▸ **Task input**
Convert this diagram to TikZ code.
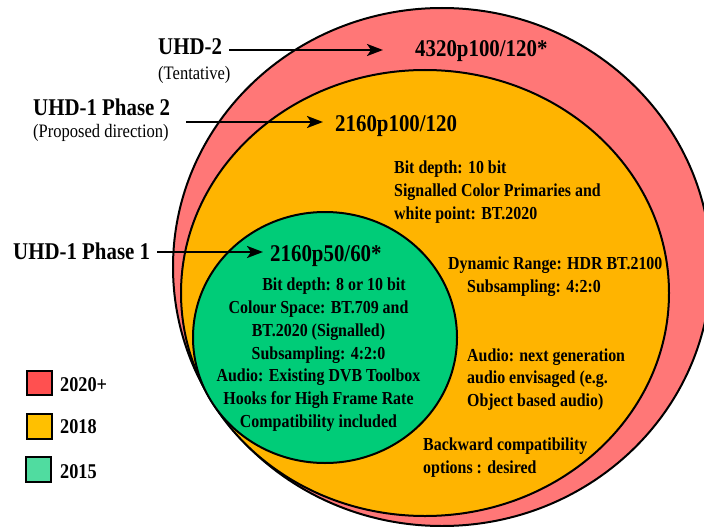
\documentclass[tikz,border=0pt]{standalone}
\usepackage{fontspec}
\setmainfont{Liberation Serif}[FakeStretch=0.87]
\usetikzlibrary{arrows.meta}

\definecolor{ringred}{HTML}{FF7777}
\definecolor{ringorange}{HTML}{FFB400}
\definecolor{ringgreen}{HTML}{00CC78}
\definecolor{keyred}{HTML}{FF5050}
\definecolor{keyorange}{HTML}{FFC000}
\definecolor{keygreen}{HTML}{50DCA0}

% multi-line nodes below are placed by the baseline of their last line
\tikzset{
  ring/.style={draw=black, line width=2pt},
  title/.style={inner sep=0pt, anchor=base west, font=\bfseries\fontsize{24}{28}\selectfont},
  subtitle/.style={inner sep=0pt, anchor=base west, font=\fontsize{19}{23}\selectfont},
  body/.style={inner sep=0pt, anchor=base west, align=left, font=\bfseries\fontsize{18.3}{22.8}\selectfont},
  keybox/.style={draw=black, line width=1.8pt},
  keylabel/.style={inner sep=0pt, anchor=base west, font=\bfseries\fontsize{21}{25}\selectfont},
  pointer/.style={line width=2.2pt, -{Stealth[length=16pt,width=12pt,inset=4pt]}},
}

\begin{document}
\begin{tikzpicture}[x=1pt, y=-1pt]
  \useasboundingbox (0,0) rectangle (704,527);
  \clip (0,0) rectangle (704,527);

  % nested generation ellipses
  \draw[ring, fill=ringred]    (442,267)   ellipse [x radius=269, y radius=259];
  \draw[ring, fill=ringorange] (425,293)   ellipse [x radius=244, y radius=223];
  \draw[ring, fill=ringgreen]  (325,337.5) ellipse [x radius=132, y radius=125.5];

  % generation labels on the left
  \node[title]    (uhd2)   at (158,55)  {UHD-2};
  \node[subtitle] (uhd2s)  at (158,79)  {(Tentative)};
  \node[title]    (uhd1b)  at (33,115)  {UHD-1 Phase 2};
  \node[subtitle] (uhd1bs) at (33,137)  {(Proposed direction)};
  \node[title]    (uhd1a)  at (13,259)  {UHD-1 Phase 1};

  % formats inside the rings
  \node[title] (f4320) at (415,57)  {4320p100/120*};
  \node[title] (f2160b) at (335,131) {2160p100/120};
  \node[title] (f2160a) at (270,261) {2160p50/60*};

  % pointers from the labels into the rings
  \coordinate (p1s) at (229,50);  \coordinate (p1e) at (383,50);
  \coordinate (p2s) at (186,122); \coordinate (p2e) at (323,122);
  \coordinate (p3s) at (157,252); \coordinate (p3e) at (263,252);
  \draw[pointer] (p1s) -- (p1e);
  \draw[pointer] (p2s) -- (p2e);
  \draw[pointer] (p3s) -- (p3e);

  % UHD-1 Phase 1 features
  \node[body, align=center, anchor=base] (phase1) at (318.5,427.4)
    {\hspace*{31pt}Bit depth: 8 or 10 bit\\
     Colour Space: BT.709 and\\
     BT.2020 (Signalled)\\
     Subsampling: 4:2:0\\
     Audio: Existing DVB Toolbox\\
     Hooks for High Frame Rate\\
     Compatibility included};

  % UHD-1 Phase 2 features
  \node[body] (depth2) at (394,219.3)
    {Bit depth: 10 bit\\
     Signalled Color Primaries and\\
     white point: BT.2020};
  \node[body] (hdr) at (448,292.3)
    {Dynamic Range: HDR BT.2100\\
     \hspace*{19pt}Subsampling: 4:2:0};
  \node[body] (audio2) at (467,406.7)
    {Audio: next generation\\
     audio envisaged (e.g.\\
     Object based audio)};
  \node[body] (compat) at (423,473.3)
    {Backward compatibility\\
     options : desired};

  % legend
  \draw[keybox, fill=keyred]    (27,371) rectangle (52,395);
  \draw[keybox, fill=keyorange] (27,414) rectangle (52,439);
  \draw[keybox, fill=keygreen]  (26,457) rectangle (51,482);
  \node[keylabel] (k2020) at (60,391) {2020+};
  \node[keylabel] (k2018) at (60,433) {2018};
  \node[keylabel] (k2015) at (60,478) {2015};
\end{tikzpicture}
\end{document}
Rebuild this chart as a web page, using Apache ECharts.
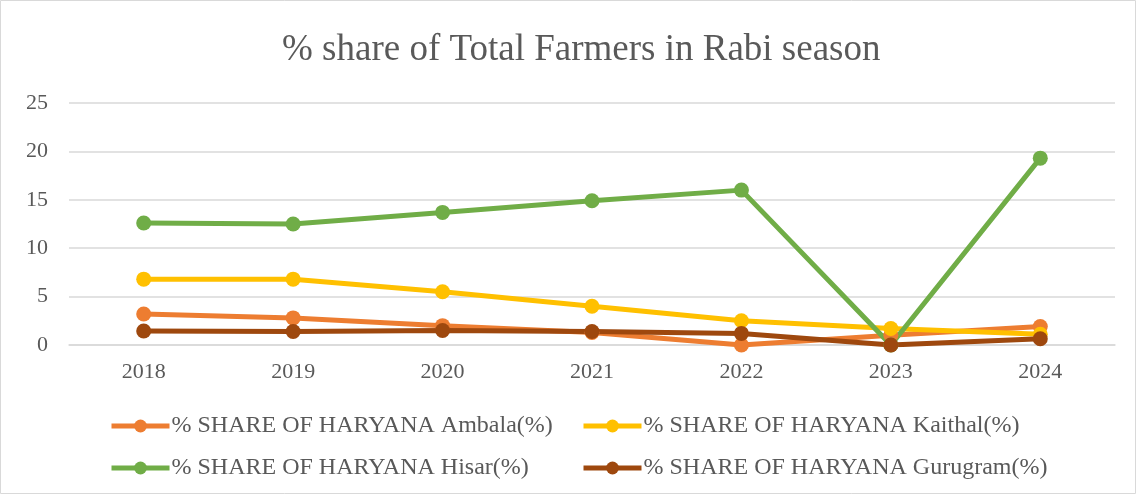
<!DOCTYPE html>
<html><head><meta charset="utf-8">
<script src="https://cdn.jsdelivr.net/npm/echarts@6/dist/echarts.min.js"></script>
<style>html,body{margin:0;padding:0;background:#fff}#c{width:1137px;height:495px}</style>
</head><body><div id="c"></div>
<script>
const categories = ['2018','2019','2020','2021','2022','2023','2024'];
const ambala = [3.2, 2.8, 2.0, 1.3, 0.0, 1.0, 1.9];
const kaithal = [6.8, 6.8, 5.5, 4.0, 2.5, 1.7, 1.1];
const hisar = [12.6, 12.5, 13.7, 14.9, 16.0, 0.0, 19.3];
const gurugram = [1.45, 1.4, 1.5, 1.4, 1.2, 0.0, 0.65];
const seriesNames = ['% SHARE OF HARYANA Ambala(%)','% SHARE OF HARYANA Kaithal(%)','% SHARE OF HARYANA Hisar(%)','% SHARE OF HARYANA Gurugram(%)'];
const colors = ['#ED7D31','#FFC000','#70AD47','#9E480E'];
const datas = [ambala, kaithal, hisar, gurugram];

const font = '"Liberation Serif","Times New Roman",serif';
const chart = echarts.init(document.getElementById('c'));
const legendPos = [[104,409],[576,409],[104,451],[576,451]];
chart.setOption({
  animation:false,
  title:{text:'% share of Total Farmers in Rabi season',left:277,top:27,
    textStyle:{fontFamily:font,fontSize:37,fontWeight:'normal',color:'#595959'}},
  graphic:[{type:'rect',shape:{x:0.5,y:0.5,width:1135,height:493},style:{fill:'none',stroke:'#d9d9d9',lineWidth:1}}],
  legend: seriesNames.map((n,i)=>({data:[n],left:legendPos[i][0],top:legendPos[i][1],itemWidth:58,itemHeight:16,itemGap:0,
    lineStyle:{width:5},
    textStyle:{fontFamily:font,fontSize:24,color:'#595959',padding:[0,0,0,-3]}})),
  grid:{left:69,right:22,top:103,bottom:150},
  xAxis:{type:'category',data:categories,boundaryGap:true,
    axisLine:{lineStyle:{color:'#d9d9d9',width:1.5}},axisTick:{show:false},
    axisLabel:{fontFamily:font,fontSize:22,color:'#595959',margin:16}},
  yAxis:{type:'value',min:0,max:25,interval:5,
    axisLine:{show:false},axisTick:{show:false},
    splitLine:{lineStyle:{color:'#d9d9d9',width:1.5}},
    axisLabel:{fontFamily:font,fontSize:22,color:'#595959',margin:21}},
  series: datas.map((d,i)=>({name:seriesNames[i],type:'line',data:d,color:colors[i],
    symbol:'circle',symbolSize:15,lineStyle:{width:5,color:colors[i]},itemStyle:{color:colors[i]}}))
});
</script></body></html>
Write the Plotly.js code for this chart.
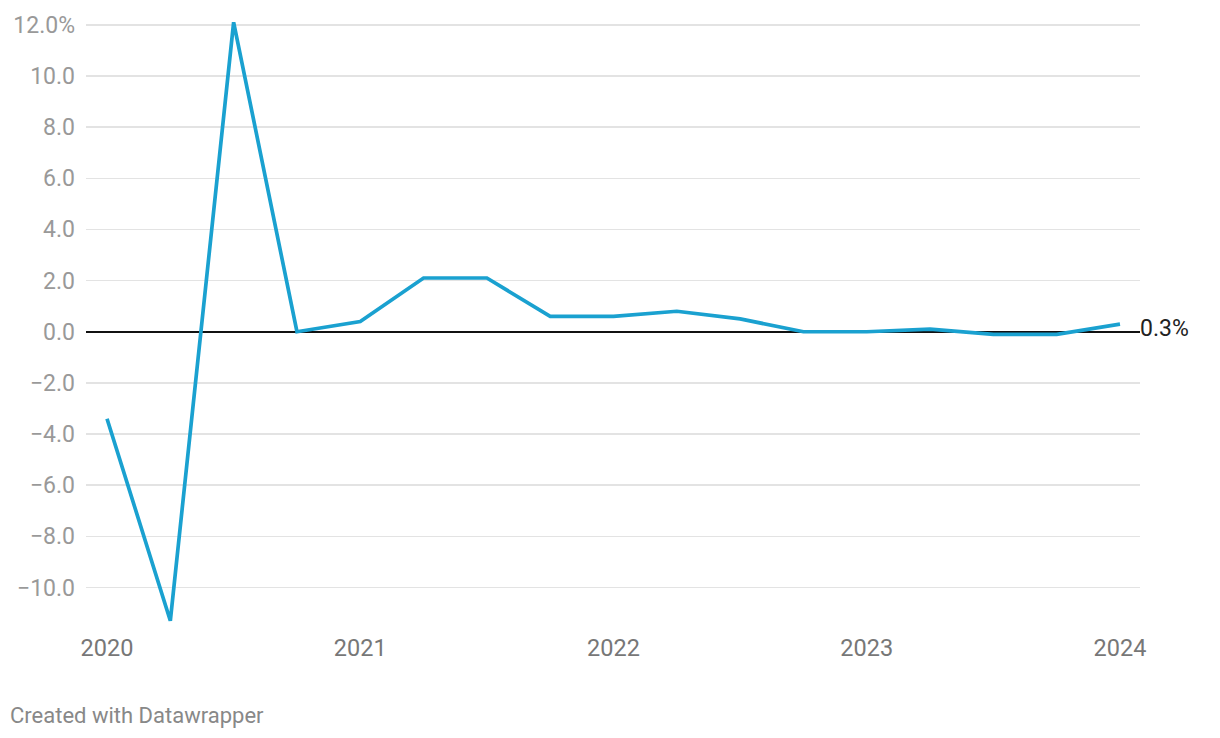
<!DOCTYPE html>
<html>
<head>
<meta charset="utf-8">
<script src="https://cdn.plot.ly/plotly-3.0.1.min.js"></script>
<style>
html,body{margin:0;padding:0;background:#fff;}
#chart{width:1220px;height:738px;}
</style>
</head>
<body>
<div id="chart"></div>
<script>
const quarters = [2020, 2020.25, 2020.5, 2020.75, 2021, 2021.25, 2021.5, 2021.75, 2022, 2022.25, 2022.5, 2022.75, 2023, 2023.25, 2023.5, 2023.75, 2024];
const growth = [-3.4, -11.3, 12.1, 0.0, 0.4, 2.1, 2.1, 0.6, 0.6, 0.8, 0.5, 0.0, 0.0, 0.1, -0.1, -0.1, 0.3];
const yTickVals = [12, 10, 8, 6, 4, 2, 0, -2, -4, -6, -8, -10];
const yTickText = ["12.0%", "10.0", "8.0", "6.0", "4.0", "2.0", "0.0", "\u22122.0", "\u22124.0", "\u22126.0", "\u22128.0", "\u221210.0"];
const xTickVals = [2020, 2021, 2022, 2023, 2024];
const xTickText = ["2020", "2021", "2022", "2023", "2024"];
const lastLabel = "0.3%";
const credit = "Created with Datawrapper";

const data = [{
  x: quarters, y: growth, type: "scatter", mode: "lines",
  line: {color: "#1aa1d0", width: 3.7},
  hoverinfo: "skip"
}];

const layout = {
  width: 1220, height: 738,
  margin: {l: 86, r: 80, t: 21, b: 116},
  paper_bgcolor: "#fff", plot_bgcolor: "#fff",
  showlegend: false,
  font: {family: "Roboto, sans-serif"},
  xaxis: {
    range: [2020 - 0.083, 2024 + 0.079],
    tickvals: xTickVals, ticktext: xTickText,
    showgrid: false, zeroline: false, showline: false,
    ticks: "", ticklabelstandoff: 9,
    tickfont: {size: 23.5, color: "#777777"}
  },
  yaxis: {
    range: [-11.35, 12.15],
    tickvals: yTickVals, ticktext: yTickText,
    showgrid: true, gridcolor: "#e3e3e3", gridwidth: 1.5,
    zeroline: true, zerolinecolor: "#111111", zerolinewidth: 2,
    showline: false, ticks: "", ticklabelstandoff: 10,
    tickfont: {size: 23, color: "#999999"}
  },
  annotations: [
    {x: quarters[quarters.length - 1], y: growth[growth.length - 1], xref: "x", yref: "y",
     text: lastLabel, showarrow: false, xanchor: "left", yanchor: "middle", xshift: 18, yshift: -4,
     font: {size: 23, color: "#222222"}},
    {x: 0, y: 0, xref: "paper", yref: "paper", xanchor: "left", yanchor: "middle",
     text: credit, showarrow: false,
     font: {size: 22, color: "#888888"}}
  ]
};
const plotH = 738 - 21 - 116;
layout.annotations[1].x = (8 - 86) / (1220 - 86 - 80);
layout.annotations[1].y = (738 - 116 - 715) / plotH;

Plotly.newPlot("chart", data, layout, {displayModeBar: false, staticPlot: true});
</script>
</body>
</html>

▸ **Stated exercise**
Copy the records above from the first line through the line containing "(p3s) -- (p3e);", both included, and leave out any pictures.

▸ **Finished exercise**
Convert this diagram to TikZ code.
\documentclass[tikz,border=0pt]{standalone}
\usepackage{fontspec}
\setmainfont{Liberation Serif}[FakeStretch=0.87]
\usetikzlibrary{arrows.meta}

\definecolor{ringred}{HTML}{FF7777}
\definecolor{ringorange}{HTML}{FFB400}
\definecolor{ringgreen}{HTML}{00CC78}
\definecolor{keyred}{HTML}{FF5050}
\definecolor{keyorange}{HTML}{FFC000}
\definecolor{keygreen}{HTML}{50DCA0}

% multi-line nodes below are placed by the baseline of their last line
\tikzset{
  ring/.style={draw=black, line width=2pt},
  title/.style={inner sep=0pt, anchor=base west, font=\bfseries\fontsize{24}{28}\selectfont},
  subtitle/.style={inner sep=0pt, anchor=base west, font=\fontsize{19}{23}\selectfont},
  body/.style={inner sep=0pt, anchor=base west, align=left, font=\bfseries\fontsize{18.3}{22.8}\selectfont},
  keybox/.style={draw=black, line width=1.8pt},
  keylabel/.style={inner sep=0pt, anchor=base west, font=\bfseries\fontsize{21}{25}\selectfont},
  pointer/.style={line width=2.2pt, -{Stealth[length=16pt,width=12pt,inset=4pt]}},
}

\begin{document}
\begin{tikzpicture}[x=1pt, y=-1pt]
  \useasboundingbox (0,0) rectangle (704,527);
  \clip (0,0) rectangle (704,527);

  % nested generation ellipses
  \draw[ring, fill=ringred]    (442,267)   ellipse [x radius=269, y radius=259];
  \draw[ring, fill=ringorange] (425,293)   ellipse [x radius=244, y radius=223];
  \draw[ring, fill=ringgreen]  (325,337.5) ellipse [x radius=132, y radius=125.5];

  % generation labels on the left
  \node[title]    (uhd2)   at (158,55)  {UHD-2};
  \node[subtitle] (uhd2s)  at (158,79)  {(Tentative)};
  \node[title]    (uhd1b)  at (33,115)  {UHD-1 Phase 2};
  \node[subtitle] (uhd1bs) at (33,137)  {(Proposed direction)};
  \node[title]    (uhd1a)  at (13,259)  {UHD-1 Phase 1};

  % formats inside the rings
  \node[title] (f4320) at (415,57)  {4320p100/120*};
  \node[title] (f2160b) at (335,131) {2160p100/120};
  \node[title] (f2160a) at (270,261) {2160p50/60*};

  % pointers from the labels into the rings
  \coordinate (p1s) at (229,50);  \coordinate (p1e) at (383,50);
  \coordinate (p2s) at (186,122); \coordinate (p2e) at (323,122);
  \coordinate (p3s) at (157,252); \coordinate (p3e) at (263,252);
  \draw[pointer] (p1s) -- (p1e);
  \draw[pointer] (p2s) -- (p2e);
  \draw[pointer] (p3s) -- (p3e);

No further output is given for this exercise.